▶ Records shown:
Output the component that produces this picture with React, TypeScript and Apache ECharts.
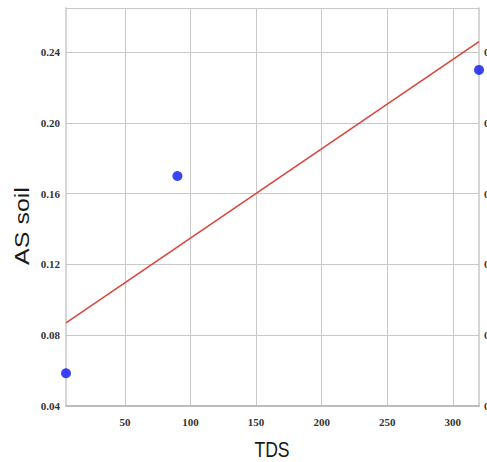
--
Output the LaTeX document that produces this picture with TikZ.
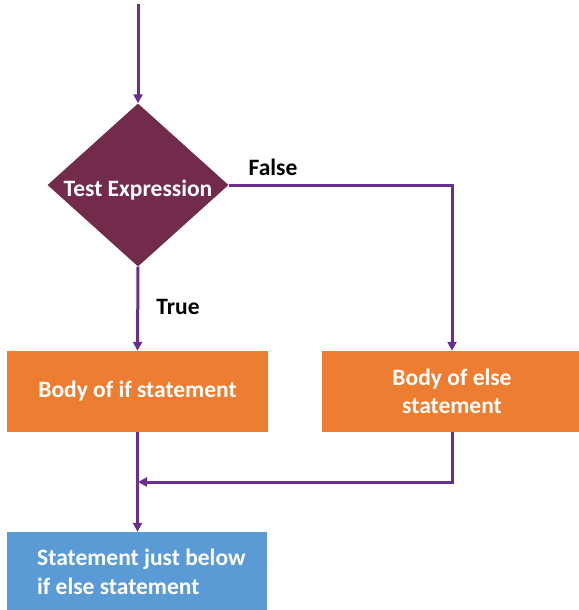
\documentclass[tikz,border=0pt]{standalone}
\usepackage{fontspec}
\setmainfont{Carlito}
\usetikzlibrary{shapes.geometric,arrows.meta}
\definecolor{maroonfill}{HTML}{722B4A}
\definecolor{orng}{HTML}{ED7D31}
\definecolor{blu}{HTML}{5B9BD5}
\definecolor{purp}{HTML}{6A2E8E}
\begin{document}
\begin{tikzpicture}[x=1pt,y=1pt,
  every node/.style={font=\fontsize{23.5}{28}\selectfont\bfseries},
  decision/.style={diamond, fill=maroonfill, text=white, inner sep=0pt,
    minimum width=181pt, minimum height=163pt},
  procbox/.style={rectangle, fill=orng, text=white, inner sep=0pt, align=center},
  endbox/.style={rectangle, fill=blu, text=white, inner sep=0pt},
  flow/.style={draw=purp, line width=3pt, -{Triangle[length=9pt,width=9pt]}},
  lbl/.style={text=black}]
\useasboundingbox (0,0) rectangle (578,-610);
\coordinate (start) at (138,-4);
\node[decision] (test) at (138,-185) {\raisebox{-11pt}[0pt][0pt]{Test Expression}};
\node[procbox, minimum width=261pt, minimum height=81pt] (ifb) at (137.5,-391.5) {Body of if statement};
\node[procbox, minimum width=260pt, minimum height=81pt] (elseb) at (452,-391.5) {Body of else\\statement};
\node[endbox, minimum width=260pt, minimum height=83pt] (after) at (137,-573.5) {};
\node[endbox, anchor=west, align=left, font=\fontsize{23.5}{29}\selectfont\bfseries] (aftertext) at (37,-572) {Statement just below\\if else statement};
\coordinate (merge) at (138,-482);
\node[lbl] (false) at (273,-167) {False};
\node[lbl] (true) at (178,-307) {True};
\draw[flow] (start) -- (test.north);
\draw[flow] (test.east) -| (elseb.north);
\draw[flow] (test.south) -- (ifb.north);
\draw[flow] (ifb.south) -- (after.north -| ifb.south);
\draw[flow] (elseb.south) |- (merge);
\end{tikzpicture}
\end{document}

▶ Work required: Using the data above, copy each line that contains "with".

▶ Answer to this task:
Output the component that produces this picture with React, TypeScript and Apache ECharts.
Output the LaTeX document that produces this picture with TikZ.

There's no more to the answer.